- Exercise requirements
Return each line containing "chart".

- Provided material
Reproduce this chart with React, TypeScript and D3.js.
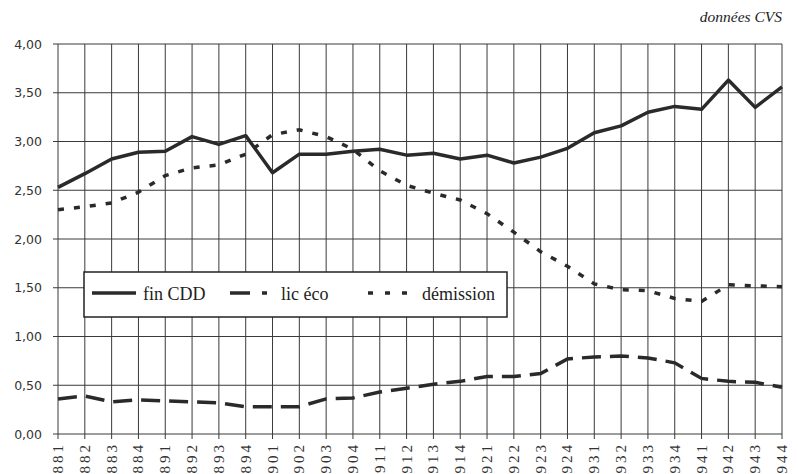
import React from "react";
import * as d3 from "d3";

const categories = ["881","882","883","884","891","892","893","894","901","902","903","904","911","912","913","914","921","922","923","924","931","932","933","934","941","942","943","944"];
const finCDD = [2.53,2.67,2.82,2.89,2.90,3.05,2.97,3.06,2.68,2.87,2.87,2.90,2.92,2.86,2.88,2.82,2.86,2.78,2.84,2.93,3.09,3.16,3.30,3.36,3.33,3.63,3.35,3.56];
const licEco = [0.36,0.39,0.33,0.35,0.34,0.33,0.32,0.28,0.28,0.28,0.36,0.37,0.43,0.47,0.51,0.54,0.59,0.59,0.62,0.77,0.79,0.80,0.78,0.73,0.57,0.54,0.53,0.48];
const demission = [2.30,2.33,2.37,2.48,2.65,2.73,2.76,2.87,3.07,3.12,3.05,2.92,2.70,2.55,2.47,2.40,2.26,2.07,1.87,1.72,1.54,1.48,1.47,1.39,1.36,1.53,1.52,1.51];
const yTicks = [0, 0.5, 1, 1.5, 2, 2.5, 3, 3.5, 4];
const seriesNames = ["fin CDD", "lic éco", "démission"];

const W = 798, H = 474;
const L = 58, R = 782, T = 44, B = 434;

const css = `
svg.chart text.sf { font-family: "Liberation Serif", "Times New Roman", serif !important; }
svg.chart text.ss { font-family: "DejaVu Sans", Verdana, sans-serif !important; }
`;

export default function App() {
  const x = d3.scalePoint<string>().domain(categories).range([L, R]);
  const y = d3.scaleLinear().domain([0, 4]).range([B, T]);
  const line = d3.line<number>().x((_, i) => x(categories[i])!).y(d => y(d));
  const fmt = (v: number) => v.toFixed(2).replace(".", ",");
  const ink = "#2a2a2a";

  return (
    <svg className="chart" width={W} height={H} style={{ position: "absolute", left: 0, top: 0, background: "#fff" }}>
      <style>{css}</style>
      <rect x={0} y={0} width={W} height={H} fill="#fff" />
      {yTicks.map(t => (
        <line key={"h" + t} x1={L} x2={R} y1={y(t)} y2={y(t)} stroke="#3a3a3a" strokeWidth={1} />
      ))}
      {categories.map(c => (
        <line key={"v" + c} x1={x(c)} x2={x(c)} y1={T} y2={B + 5} stroke="#3a3a3a" strokeWidth={1} />
      ))}
      {yTicks.map(t => (
        <line key={"yt" + t} x1={L - 5} x2={L} y1={y(t)} y2={y(t)} stroke="#3a3a3a" strokeWidth={1} />
      ))}
      {yTicks.map(t => (
        <text key={"yl" + t} className="ss" x={42} y={y(t) + 4.5} textAnchor="end" fontFamily="DejaVu Sans" fontSize={12.5} fill="#333">{fmt(t)}</text>
      ))}
      {categories.map(c => (
        <text key={"xl" + c} className="sf" transform={`translate(${x(c)! + 5},442) rotate(-90)`} textAnchor="end" fontFamily="Liberation Serif" fontSize={15} letterSpacing={3} fill="#333">{c}</text>
      ))}
      <path d={line(demission)!} fill="none" stroke={ink} strokeWidth={3.5} strokeDasharray="6,10" />
      <path d={line(licEco)!} fill="none" stroke={ink} strokeWidth={3.5} strokeDasharray="19,9" />
      <path d={line(finCDD)!} fill="none" stroke={ink} strokeWidth={3.5} strokeLinejoin="round" />
      <rect x={84} y={272} width={423} height={45} fill="#fff" stroke="#222" strokeWidth={1.5} />
      <line x1={92} x2={136} y1={293} y2={293} stroke={ink} strokeWidth={3.5} />
      <text className="sf" x={143} y={300} fontFamily="Liberation Serif" fontSize={18} fill="#222">{seriesNames[0]}</text>
      <line x1={230} x2={272} y1={293} y2={293} stroke={ink} strokeWidth={3.5} strokeDasharray="20,12,5,12" />
      <text className="sf" x={281} y={300} fontFamily="Liberation Serif" fontSize={18} fill="#222">{seriesNames[1]}</text>
      <line x1={368} x2={412} y1={293} y2={293} stroke={ink} strokeWidth={3.5} strokeDasharray="5,12" />
      <text className="sf" x={422} y={300} fontFamily="Liberation Serif" fontSize={18} fill="#222">{seriesNames[2]}</text>
      <text className="sf" x={782} y={22} textAnchor="end" fontFamily="Liberation Serif" fontStyle="italic" fontSize={15.5} fill="#222">données CVS</text>
    </svg>
  );
}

- Problem solution
Reproduce this chart with React, TypeScript and D3.js.
svg.chart text.sf { font-family: "Liberation Serif", "Times New Roman", serif !important; }
svg.chart text.ss { font-family: "DejaVu Sans", Verdana, sans-serif !important; }
    <svg className="chart" width={W} height={H} style={{ position: "absolute", left: 0, top: 0, background: "#fff" }}>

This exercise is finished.